Mendocino Music Festival

The Allure of Mendocino's Big Intimate Tent

Michael Zwiebach on July 6, 2012
Mendocino Music Festival
Mendocino Music Festival

Susan Waterfall remembers well her move to Mendocino from Chicago in 1970. “I was into the ‘back to the land’ thing. I played the piano and presented hundreds of recitals. But I’ve always been interested in the cultural aspects of music, as well as just playing.” Her husband, Allan Pollack, also originally from Chicago, was a jazz saxophonist who decided that the jazz performance life was too difficult and thus took a DMA degree from UC Berkeley — in composition. (Well, we were all young once.)

The couple runs the Mendocino Music Festival, now more than 30 years old and surviving nicely, despite economic depression. Allan conducts the pick-up orchestra in a couple of concerts, Susan does a multimedia “narrated chamber music” program on music and culture, and their son Julian Pollack, a jazz pianist shows up, usually with his trio, but this year with a full piano concerto he’s written.

It’s still remarkably family-friendly — there are afternoon events spread throughout Mendocino, and you can walk into any rehearsal in the big tent absolutely free of charge. Tickets are not expensive (top price is $44 and all children’s tickets are $15) and only a few events sell out early, so you can pick up tickets even on the day of the event.

The drive from the Bay Area may be long, but it’s a beautiful experience once you’re there. “The tent is right on this headland, almost a sacramental place. And the sun is setting over the ocean, and then you go in and you hear a fantastic variety of concerts,” says Waterfall. “A lot of our audience comes back year after year. And everybody’s talking about the music, because it’s a small place. People are seeing each other again and again. Even if you come up for three days you’re going to run into a lot of the same people. So there’s a feeling of community. You make connections with people.”

It’s kind of like the atmosphere of a 1970s folk festival, except that you can hear Das Lied von der Erde if you want (or you’re not careful.)

Waterfall’s interest in world music and culture, which led to her annual contribution to the festival, was catalyzed by a trip to India from 1976-79. “There was this phase when I was very attracted to sitting on the ground and playing this four-note tambura and singing.”
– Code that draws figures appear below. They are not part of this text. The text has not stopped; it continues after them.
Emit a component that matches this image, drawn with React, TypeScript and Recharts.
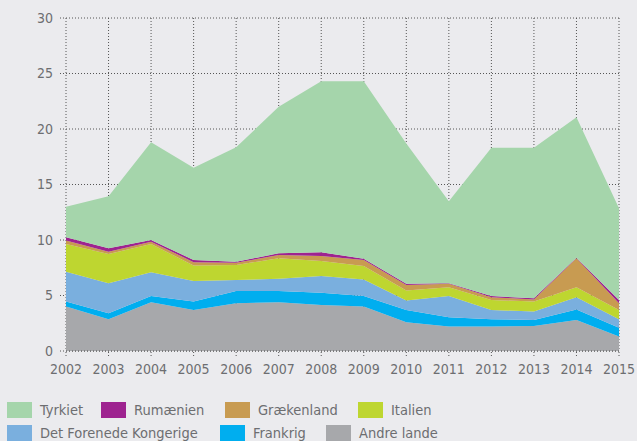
import { AreaChart, Area, XAxis, YAxis, CartesianGrid } from 'recharts';

const years = ['2002', '2003', '2004', '2005', '2006', '2007', '2008', '2009', '2010', '2011', '2012', '2013', '2014', '2015'];
const andreLande = [4.0, 2.85, 4.4, 3.7, 4.3, 4.4, 4.15, 4.0, 2.6, 2.2, 2.2, 2.25, 2.8, 1.3];
const frankrig = [0.45, 0.55, 0.55, 0.75, 1.1, 1.0, 1.1, 0.95, 1.1, 0.85, 0.65, 0.55, 0.95, 0.8];
const forenedeKongerige = [2.7, 2.7, 2.15, 1.85, 1.0, 1.1, 1.5, 1.5, 0.85, 1.9, 0.85, 0.75, 1.1, 0.75];
const italien = [2.5, 2.65, 2.55, 1.4, 1.35, 1.85, 1.35, 1.2, 0.9, 0.8, 0.9, 0.9, 0.9, 0.85];
const graekenland = [0.3, 0.2, 0.2, 0.3, 0.2, 0.3, 0.45, 0.55, 0.5, 0.3, 0.25, 0.2, 2.6, 0.6];
const rumaenien = [0.3, 0.3, 0.15, 0.2, 0.1, 0.15, 0.35, 0.1, 0.1, 0.05, 0.1, 0.1, 0.05, 0.3];
const tyrkiet = [2.75, 4.7, 8.8, 8.3, 10.3, 13.2, 15.4, 16.0, 12.65, 7.4, 13.35, 13.55, 12.65, 8.25];
const yTicks = [0, 5, 10, 15, 20, 25, 30];

// bottom of the stack first
const series = [
  { key: 'andre', name: 'Andre lande', color: '#a7a8ab', values: andreLande },
  { key: 'frankrig', name: 'Frankrig', color: '#00aeef', values: frankrig },
  { key: 'uk', name: 'Det Forenede Kongerige', color: '#7aafde', values: forenedeKongerige },
  { key: 'italien', name: 'Italien', color: '#bed630', values: italien },
  { key: 'graekenland', name: 'Grækenland', color: '#c89b51', values: graekenland },
  { key: 'rumaenien', name: 'Rumænien', color: '#9e2390', values: rumaenien },
  { key: 'tyrkiet', name: 'Tyrkiet', color: '#a5d5ab', values: tyrkiet },
];

const data = years.map((year, i) => {
  const row: Record<string, string | number> = { year };
  series.forEach((s) => { row[s.key] = s.values[i]; });
  return row;
});

const FONT = "'Liberation Sans Narrow', 'DejaVu Sans Condensed', sans-serif";
const TEXT = '#6d6e71';
const GRID = '#555';

const legendRows = [
  [['tyrkiet', 7], ['rumaenien', 101], ['graekenland', 225], ['italien', 358]],
  [['uk', 7], ['frankrig', 220], ['andre', 326]],
] as const;

function ChartLegend() {
  return (
    <div style={{ position: 'absolute', left: 0, top: 402, width: 637, fontFamily: FONT, fontSize: 14.5, color: TEXT }}>
      {legendRows.map((row, r) => (
        <div key={r} style={{ position: 'relative', height: 23 }}>
          {row.map(([key, left]) => {
            const s = series.find((x) => x.key === key)!;
            return (
              <div key={key} style={{ position: 'absolute', left, top: 0, display: 'flex', alignItems: 'center', whiteSpace: 'nowrap' }}>
                <span style={{ width: 25, height: 16, background: s.color, display: 'inline-block', marginRight: 8 }} />
                <span style={{ lineHeight: '16px' }}>{s.name}</span>
              </div>
            );
          })}
        </div>
      ))}
    </div>
  );
}

export default function App() {
  return (
    <div style={{ position: 'fixed', left: 0, top: 0, width: 637, height: 441, background: '#ebebee', overflow: 'hidden' }}>
      <AreaChart width={637} height={441} data={data} margin={{ top: 18, right: 18, bottom: 60, left: 0 }}>
        <CartesianGrid stroke={GRID} strokeDasharray="1 2" />
        <XAxis
          dataKey="year"
          height={30}
          axisLine={{ stroke: GRID, strokeDasharray: '1 2' }}
          tickLine={{ stroke: GRID, strokeDasharray: '1 2' }}
          tickSize={5}
          tickMargin={8}
          interval={0}
          tick={{ fill: TEXT, fontSize: 14, fontFamily: FONT }}
        />
        <YAxis
          width={66}
          domain={[0, 30]}
          ticks={yTicks}
          axisLine={false}
          tickLine={{ stroke: GRID, strokeDasharray: '1 2' }}
          tickSize={6}
          tickMargin={7}
          tick={{ fill: TEXT, fontSize: 14, fontFamily: FONT }}
        />
        {series.map((s) => (
          <Area
            key={s.key}
            type="linear"
            dataKey={s.key}
            name={s.name}
            stackId="1"
            stroke="none"
            fill={s.color}
            fillOpacity={1}
            isAnimationActive={false}
          />
        ))}
      </AreaChart>
      <ChartLegend />
    </div>
  );
}
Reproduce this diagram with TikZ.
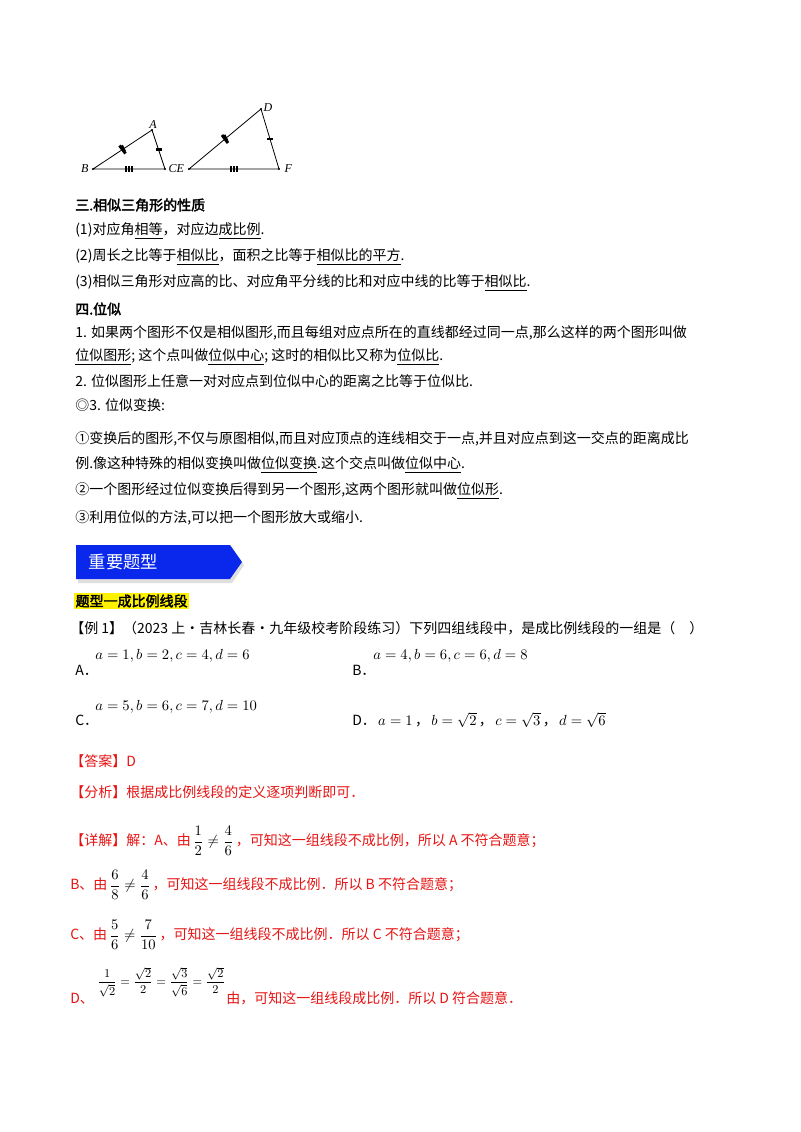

In India, I studied classical south-Indian singing. And I lived with this family of state-adoptees. They were [part of the tradition of] these temple courtesan women that sing [and dance] Bharata Natyam. I studied with the incredible family of Balasarasawati — she was one of the superstars of India, and I studied with her family and got to know them very well and learned a lot of songs and found out a lot about their amazing history and their caste.”

Thirty years later, Waterfall’s interest was piqued by China. “What surprised me most,” she said in answer to my question, “is that — you know, we love Han Chinese culture here, the meditative peacefulness, the Taoism. It’s such a beautifully refined culture. But there’s also the other 55 minorities of China that have incredible music as well. So I went in interested in the Han Chinese culture, but I took [the concert] into using these Chinese-American composers who have also been very influenced by minority cultures — Bright Sheng, Tan Dun, Zhou Long, Kui Dong.”

Wu Man, the world-renowned pipa player who agreed to join Waterfall for this concert, is a cultural anthropologist in her own right. While she started out mastering the classical pipa repertoire, when she got to New York she found out more about Chinese minorities, “and she has since gone back and done these incredible projects — you know, filming and playing music with people in Western China, the Uighurs and such. And she’s done curating and recording. And she seems to inspire people — A Chinese Home, the program she did with the Kronos Quartet [in 2010] was inspired by an exhibition she saw. [The concert also spawned a concurrent collaborative project at the University of Maryland, in which students constructed traditional Chinese “desire houses.”] I wrote to her with my idea for the project, especially because I wanted her to play some of the music that has been composed for her by Chinese-American composers.”

It’s no surprise that Waterfall is eagerly awaiting the performance of her son’s piano concerto. “This is a piece that is so direct and warm, every kind of musician that has heard it has loved it. It’s what people kind of love in a world like this.”

It’s the kind of music the festival has always promoted and performed. Which is what makes momma so proud.